What to do:
Reproduce the listing word for word. Skip any image.

━━━━━━━━━━━━━━━━━━━━━━━━━━━━━━

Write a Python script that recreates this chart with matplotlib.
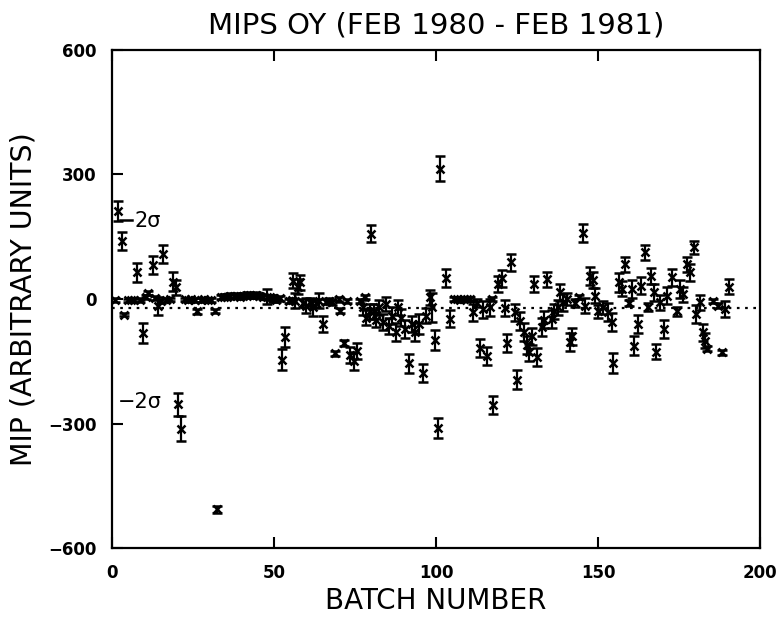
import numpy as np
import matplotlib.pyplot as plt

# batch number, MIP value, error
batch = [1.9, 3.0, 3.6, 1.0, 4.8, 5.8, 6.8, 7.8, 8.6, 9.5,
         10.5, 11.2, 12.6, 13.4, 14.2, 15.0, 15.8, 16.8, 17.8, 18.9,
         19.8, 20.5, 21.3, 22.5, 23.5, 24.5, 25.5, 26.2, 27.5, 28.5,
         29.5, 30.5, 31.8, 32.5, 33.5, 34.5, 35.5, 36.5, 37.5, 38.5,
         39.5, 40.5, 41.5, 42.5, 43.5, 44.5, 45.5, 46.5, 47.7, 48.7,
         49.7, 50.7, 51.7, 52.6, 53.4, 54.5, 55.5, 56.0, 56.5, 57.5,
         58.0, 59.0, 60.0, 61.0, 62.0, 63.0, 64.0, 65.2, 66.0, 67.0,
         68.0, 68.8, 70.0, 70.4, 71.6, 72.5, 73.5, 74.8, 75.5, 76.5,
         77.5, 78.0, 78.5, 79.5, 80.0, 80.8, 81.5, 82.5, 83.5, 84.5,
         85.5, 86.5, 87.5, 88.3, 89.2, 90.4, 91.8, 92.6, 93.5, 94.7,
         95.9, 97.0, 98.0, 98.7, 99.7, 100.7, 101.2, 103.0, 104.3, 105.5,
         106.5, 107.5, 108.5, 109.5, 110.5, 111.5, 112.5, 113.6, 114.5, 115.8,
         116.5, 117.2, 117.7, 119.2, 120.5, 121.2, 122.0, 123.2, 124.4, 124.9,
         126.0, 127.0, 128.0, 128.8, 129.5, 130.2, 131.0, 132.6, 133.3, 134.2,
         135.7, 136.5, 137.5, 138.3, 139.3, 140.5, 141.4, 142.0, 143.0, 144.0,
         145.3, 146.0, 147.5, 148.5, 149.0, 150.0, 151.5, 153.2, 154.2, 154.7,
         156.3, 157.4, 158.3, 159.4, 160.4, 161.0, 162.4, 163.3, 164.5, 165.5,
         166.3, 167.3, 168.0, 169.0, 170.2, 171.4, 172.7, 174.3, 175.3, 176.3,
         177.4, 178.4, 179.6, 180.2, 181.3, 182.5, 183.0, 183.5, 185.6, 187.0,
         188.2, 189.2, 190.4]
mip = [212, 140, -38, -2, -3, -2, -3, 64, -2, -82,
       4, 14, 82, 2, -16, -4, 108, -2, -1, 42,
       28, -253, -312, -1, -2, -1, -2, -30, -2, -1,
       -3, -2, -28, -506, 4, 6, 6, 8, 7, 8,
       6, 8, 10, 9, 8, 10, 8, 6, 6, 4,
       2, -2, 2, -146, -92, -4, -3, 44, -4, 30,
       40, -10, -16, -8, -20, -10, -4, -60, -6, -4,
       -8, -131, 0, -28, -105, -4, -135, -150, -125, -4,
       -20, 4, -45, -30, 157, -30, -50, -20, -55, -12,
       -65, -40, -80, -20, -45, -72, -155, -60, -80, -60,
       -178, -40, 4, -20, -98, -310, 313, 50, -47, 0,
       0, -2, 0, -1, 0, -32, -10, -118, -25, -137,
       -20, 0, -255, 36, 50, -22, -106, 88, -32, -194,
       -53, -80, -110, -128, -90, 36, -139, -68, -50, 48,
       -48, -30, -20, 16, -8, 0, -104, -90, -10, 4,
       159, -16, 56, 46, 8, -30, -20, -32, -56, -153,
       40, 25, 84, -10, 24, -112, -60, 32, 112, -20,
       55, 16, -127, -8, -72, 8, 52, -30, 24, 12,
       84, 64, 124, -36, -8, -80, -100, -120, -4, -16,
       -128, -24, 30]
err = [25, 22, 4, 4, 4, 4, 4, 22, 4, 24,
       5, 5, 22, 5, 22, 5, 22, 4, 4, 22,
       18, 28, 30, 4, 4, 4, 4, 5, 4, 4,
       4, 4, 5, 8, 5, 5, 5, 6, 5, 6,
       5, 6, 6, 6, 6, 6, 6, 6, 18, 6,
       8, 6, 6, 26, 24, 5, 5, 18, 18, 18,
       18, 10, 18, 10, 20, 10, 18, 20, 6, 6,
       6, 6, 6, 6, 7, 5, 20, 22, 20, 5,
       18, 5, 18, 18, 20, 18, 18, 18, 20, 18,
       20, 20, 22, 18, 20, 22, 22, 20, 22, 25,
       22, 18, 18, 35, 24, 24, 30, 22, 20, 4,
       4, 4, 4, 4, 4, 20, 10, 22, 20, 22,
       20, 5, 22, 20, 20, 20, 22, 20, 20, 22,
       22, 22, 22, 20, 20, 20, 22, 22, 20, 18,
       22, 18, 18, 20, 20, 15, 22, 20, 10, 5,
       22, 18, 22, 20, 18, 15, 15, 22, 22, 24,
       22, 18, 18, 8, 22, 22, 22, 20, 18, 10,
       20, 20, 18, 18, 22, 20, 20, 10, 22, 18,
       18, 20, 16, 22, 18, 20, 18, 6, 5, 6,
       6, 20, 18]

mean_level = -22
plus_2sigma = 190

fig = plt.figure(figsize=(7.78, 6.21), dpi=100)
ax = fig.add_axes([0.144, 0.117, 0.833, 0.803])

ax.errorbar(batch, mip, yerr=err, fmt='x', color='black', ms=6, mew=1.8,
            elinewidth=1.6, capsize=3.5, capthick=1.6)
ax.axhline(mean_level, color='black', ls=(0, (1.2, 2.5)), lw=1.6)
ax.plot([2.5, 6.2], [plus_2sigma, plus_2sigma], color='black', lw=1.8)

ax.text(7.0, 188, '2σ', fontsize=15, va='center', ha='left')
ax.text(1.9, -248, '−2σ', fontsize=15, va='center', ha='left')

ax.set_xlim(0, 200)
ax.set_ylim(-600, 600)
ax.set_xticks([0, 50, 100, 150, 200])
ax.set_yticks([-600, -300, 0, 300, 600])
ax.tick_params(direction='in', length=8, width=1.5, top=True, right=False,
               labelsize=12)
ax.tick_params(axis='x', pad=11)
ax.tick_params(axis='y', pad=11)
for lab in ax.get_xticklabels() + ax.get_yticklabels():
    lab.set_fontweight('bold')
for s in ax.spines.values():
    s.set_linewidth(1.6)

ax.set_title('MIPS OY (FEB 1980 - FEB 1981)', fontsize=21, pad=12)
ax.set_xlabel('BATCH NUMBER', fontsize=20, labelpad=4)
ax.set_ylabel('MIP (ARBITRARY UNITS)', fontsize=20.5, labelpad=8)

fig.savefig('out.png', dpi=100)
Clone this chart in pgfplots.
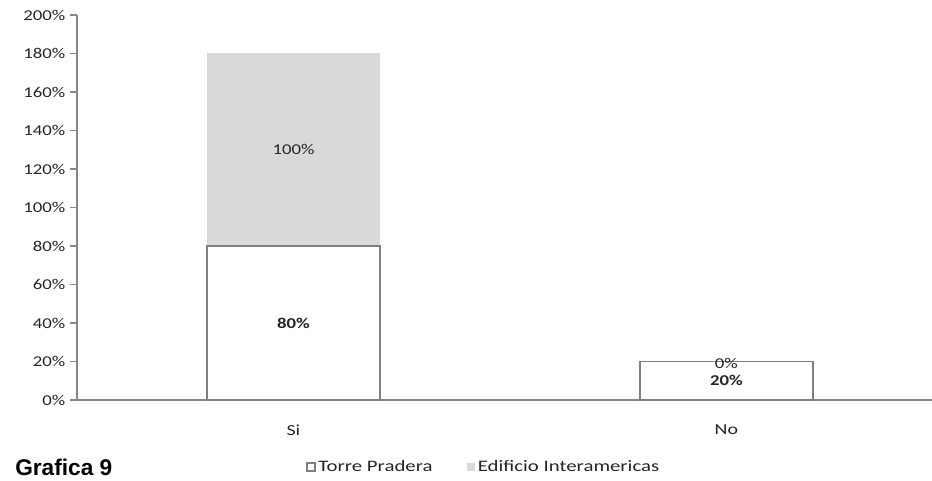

━━━━━━━━━━━━━━━━━━━━━━━━━━━━━━

Result for this task:
Write a Python script that recreates this chart with matplotlib.
import numpy as np
import matplotlib.pyplot as plt

# batch number, MIP value, error
batch = [1.9, 3.0, 3.6, 1.0, 4.8, 5.8, 6.8, 7.8, 8.6, 9.5,
         10.5, 11.2, 12.6, 13.4, 14.2, 15.0, 15.8, 16.8, 17.8, 18.9,
         19.8, 20.5, 21.3, 22.5, 23.5, 24.5, 25.5, 26.2, 27.5, 28.5,
         29.5, 30.5, 31.8, 32.5, 33.5, 34.5, 35.5, 36.5, 37.5, 38.5,
         39.5, 40.5, 41.5, 42.5, 43.5, 44.5, 45.5, 46.5, 47.7, 48.7,
         49.7, 50.7, 51.7, 52.6, 53.4, 54.5, 55.5, 56.0, 56.5, 57.5,
         58.0, 59.0, 60.0, 61.0, 62.0, 63.0, 64.0, 65.2, 66.0, 67.0,
         68.0, 68.8, 70.0, 70.4, 71.6, 72.5, 73.5, 74.8, 75.5, 76.5,
         77.5, 78.0, 78.5, 79.5, 80.0, 80.8, 81.5, 82.5, 83.5, 84.5,
         85.5, 86.5, 87.5, 88.3, 89.2, 90.4, 91.8, 92.6, 93.5, 94.7,
         95.9, 97.0, 98.0, 98.7, 99.7, 100.7, 101.2, 103.0, 104.3, 105.5,
         106.5, 107.5, 108.5, 109.5, 110.5, 111.5, 112.5, 113.6, 114.5, 115.8,
         116.5, 117.2, 117.7, 119.2, 120.5, 121.2, 122.0, 123.2, 124.4, 124.9,
         126.0, 127.0, 128.0, 128.8, 129.5, 130.2, 131.0, 132.6, 133.3, 134.2,
         135.7, 136.5, 137.5, 138.3, 139.3, 140.5, 141.4, 142.0, 143.0, 144.0,
         145.3, 146.0, 147.5, 148.5, 149.0, 150.0, 151.5, 153.2, 154.2, 154.7,
         156.3, 157.4, 158.3, 159.4, 160.4, 161.0, 162.4, 163.3, 164.5, 165.5,
         166.3, 167.3, 168.0, 169.0, 170.2, 171.4, 172.7, 174.3, 175.3, 176.3,
         177.4, 178.4, 179.6, 180.2, 181.3, 182.5, 183.0, 183.5, 185.6, 187.0,
         188.2, 189.2, 190.4]
mip = [212, 140, -38, -2, -3, -2, -3, 64, -2, -82,
       4, 14, 82, 2, -16, -4, 108, -2, -1, 42,
       28, -253, -312, -1, -2, -1, -2, -30, -2, -1,
       -3, -2, -28, -506, 4, 6, 6, 8, 7, 8,
       6, 8, 10, 9, 8, 10, 8, 6, 6, 4,
       2, -2, 2, -146, -92, -4, -3, 44, -4, 30,
       40, -10, -16, -8, -20, -10, -4, -60, -6, -4,
       -8, -131, 0, -28, -105, -4, -135, -150, -125, -4,
       -20, 4, -45, -30, 157, -30, -50, -20, -55, -12,
       -65, -40, -80, -20, -45, -72, -155, -60, -80, -60,
       -178, -40, 4, -20, -98, -310, 313, 50, -47, 0,
       0, -2, 0, -1, 0, -32, -10, -118, -25, -137,
       -20, 0, -255, 36, 50, -22, -106, 88, -32, -194,
       -53, -80, -110, -128, -90, 36, -139, -68, -50, 48,
       -48, -30, -20, 16, -8, 0, -104, -90, -10, 4,
       159, -16, 56, 46, 8, -30, -20, -32, -56, -153,
       40, 25, 84, -10, 24, -112, -60, 32, 112, -20,
       55, 16, -127, -8, -72, 8, 52, -30, 24, 12,
       84, 64, 124, -36, -8, -80, -100, -120, -4, -16,
       -128, -24, 30]
err = [25, 22, 4, 4, 4, 4, 4, 22, 4, 24,
       5, 5, 22, 5, 22, 5, 22, 4, 4, 22,
       18, 28, 30, 4, 4, 4, 4, 5, 4, 4,
       4, 4, 5, 8, 5, 5, 5, 6, 5, 6,
       5, 6, 6, 6, 6, 6, 6, 6, 18, 6,
       8, 6, 6, 26, 24, 5, 5, 18, 18, 18,
       18, 10, 18, 10, 20, 10, 18, 20, 6, 6,
       6, 6, 6, 6, 7, 5, 20, 22, 20, 5,
       18, 5, 18, 18, 20, 18, 18, 18, 20, 18,
       20, 20, 22, 18, 20, 22, 22, 20, 22, 25,
       22, 18, 18, 35, 24, 24, 30, 22, 20, 4,
       4, 4, 4, 4, 4, 20, 10, 22, 20, 22,
       20, 5, 22, 20, 20, 20, 22, 20, 20, 22,
       22, 22, 22, 20, 20, 20, 22, 22, 20, 18,
       22, 18, 18, 20, 20, 15, 22, 20, 10, 5,
       22, 18, 22, 20, 18, 15, 15, 22, 22, 24,
       22, 18, 18, 8, 22, 22, 22, 20, 18, 10,
       20, 20, 18, 18, 22, 20, 20, 10, 22, 18,
       18, 20, 16, 22, 18, 20, 18, 6, 5, 6,
       6, 20, 18]

mean_level = -22
plus_2sigma = 190

fig = plt.figure(figsize=(7.78, 6.21), dpi=100)
ax = fig.add_axes([0.144, 0.117, 0.833, 0.803])

ax.errorbar(batch, mip, yerr=err, fmt='x', color='black', ms=6, mew=1.8,
            elinewidth=1.6, capsize=3.5, capthick=1.6)
ax.axhline(mean_level, color='black', ls=(0, (1.2, 2.5)), lw=1.6)
ax.plot([2.5, 6.2], [plus_2sigma, plus_2sigma], color='black', lw=1.8)

ax.text(7.0, 188, '2σ', fontsize=15, va='center', ha='left')
ax.text(1.9, -248, '−2σ', fontsize=15, va='center', ha='left')

ax.set_xlim(0, 200)
ax.set_ylim(-600, 600)
ax.set_xticks([0, 50, 100, 150, 200])
ax.set_yticks([-600, -300, 0, 300, 600])
ax.tick_params(direction='in', length=8, width=1.5, top=True, right=False,
               labelsize=12)
ax.tick_params(axis='x', pad=11)
ax.tick_params(axis='y', pad=11)
for lab in ax.get_xticklabels() + ax.get_yticklabels():
    lab.set_fontweight('bold')
for s in ax.spines.values():
    s.set_linewidth(1.6)

ax.set_title('MIPS OY (FEB 1980 - FEB 1981)', fontsize=21, pad=12)
ax.set_xlabel('BATCH NUMBER', fontsize=20, labelpad=4)
ax.set_ylabel('MIP (ARBITRARY UNITS)', fontsize=20.5, labelpad=8)

fig.savefig('out.png', dpi=100)
Clone this chart in pgfplots.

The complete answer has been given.